▶ To do
Restate the listing below word for word, omitting any images.

▶ Items from a data source
********************

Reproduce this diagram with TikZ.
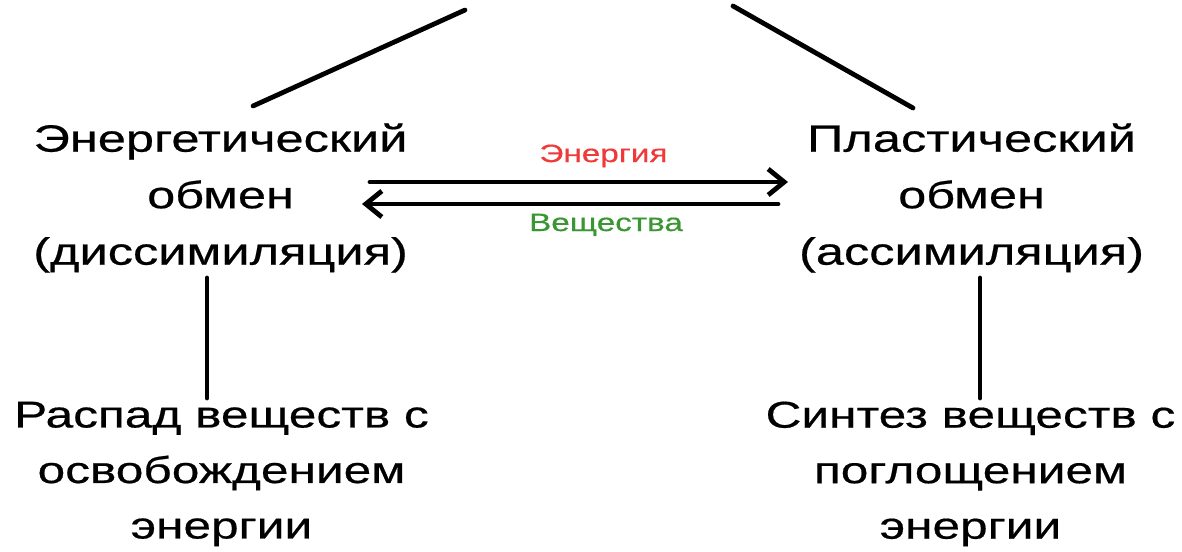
\documentclass[tikz,border=0pt]{standalone}
\usepackage{fontspec}
\setmainfont{Liberation Sans}[FakeStretch=1.33,FakeBold=0.5]
\usetikzlibrary{arrows.meta}
\definecolor{enred}{RGB}{238,58,58}
\definecolor{vgreen}{RGB}{58,150,50}
\tikzset{
  main/.style={align=center, inner sep=0pt, font=\fontsize{38}{56.5}\selectfont},
  bottom/.style={align=center, inner sep=0pt, font=\fontsize{37.3}{55.5}\selectfont},
  conn/.style={line width=4.8pt, line cap=round},
  flow/.style={line width=4.8pt, line cap=round, -{Straight Barb[length=16pt,width=26pt,line width=4.8pt]}},
  lab/.style={inner sep=0pt, anchor=base, font=\fontsize{25}{30}\selectfont}
}
\begin{document}
\begin{tikzpicture}[x=1pt,y=-1pt]
\useasboundingbox (0,0) rectangle (1182,551);
\node[main] (E) at (220.5,198) {Энергетический\\обмен\\(диссимиляция)};
\node[main] (P) at (971.5,198) {Пластический\\обмен\\(ассимиляция)};
\node[bottom] (R) at (221.5,474) {Распад веществ с\\освобождением\\энергии};
\node[bottom] (S) at (970.5,474) {Синтез веществ с\\поглощением\\энергии};
\coordinate (tl) at (465,10);
\coordinate (tr) at (733,6);
\coordinate (el) at (253,106);
\coordinate (pr) at (913,108);
\draw[conn] (tl) -- (el);
\draw[conn] (tr) -- (pr);
\coordinate (a1s) at (370,182);
\coordinate (a1e) at (788,182);
\coordinate (a2s) at (778,204);
\coordinate (a2e) at (362,204);
\draw[flow] (a1s) -- (a1e);
\draw[flow] (a2s) -- (a2e);
\node[lab, text=enred] (en) at (603.5,162) {Энергия};
\node[lab, text=vgreen] (vs) at (606,231) {Вещества};
\coordinate (d1s) at (207,278);
\coordinate (d1e) at (207,398);
\coordinate (d2s) at (980,278);
\coordinate (d2e) at (980,398);
\draw[conn] (d1s) -- (d1e);
\draw[conn] (d2s) -- (d2e);
\end{tikzpicture}
\end{document}
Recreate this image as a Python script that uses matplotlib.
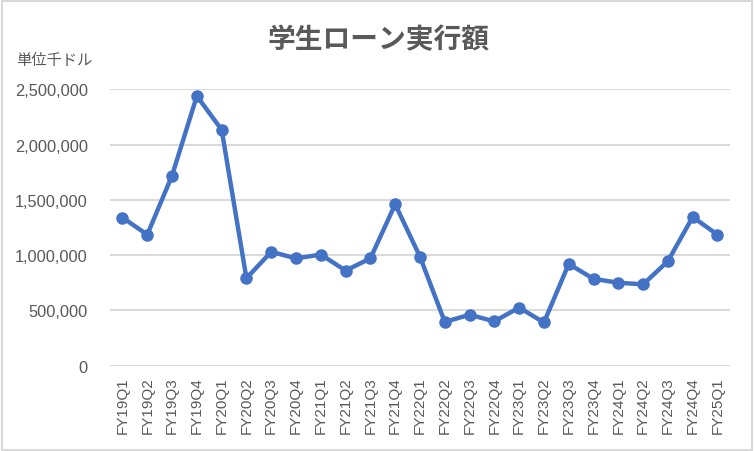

********************

▶ Task response
Reproduce this diagram with TikZ.
\documentclass[tikz,border=0pt]{standalone}
\usepackage{fontspec}
\setmainfont{Liberation Sans}[FakeStretch=1.33,FakeBold=0.5]
\usetikzlibrary{arrows.meta}
\definecolor{enred}{RGB}{238,58,58}
\definecolor{vgreen}{RGB}{58,150,50}
\tikzset{
  main/.style={align=center, inner sep=0pt, font=\fontsize{38}{56.5}\selectfont},
  bottom/.style={align=center, inner sep=0pt, font=\fontsize{37.3}{55.5}\selectfont},
  conn/.style={line width=4.8pt, line cap=round},
  flow/.style={line width=4.8pt, line cap=round, -{Straight Barb[length=16pt,width=26pt,line width=4.8pt]}},
  lab/.style={inner sep=0pt, anchor=base, font=\fontsize{25}{30}\selectfont}
}
\begin{document}
\begin{tikzpicture}[x=1pt,y=-1pt]
\useasboundingbox (0,0) rectangle (1182,551);
\node[main] (E) at (220.5,198) {Энергетический\\обмен\\(диссимиляция)};
\node[main] (P) at (971.5,198) {Пластический\\обмен\\(ассимиляция)};
\node[bottom] (R) at (221.5,474) {Распад веществ с\\освобождением\\энергии};
\node[bottom] (S) at (970.5,474) {Синтез веществ с\\поглощением\\энергии};
\coordinate (tl) at (465,10);
\coordinate (tr) at (733,6);
\coordinate (el) at (253,106);
\coordinate (pr) at (913,108);
\draw[conn] (tl) -- (el);
\draw[conn] (tr) -- (pr);
\coordinate (a1s) at (370,182);
\coordinate (a1e) at (788,182);
\coordinate (a2s) at (778,204);
\coordinate (a2e) at (362,204);
\draw[flow] (a1s) -- (a1e);
\draw[flow] (a2s) -- (a2e);
\node[lab, text=enred] (en) at (603.5,162) {Энергия};
\node[lab, text=vgreen] (vs) at (606,231) {Вещества};
\coordinate (d1s) at (207,278);
\coordinate (d1e) at (207,398);
\coordinate (d2s) at (980,278);
\coordinate (d2e) at (980,398);
\draw[conn] (d1s) -- (d1e);
\draw[conn] (d2s) -- (d2e);
\end{tikzpicture}
\end{document}
Recreate this image as a Python script that uses matplotlib.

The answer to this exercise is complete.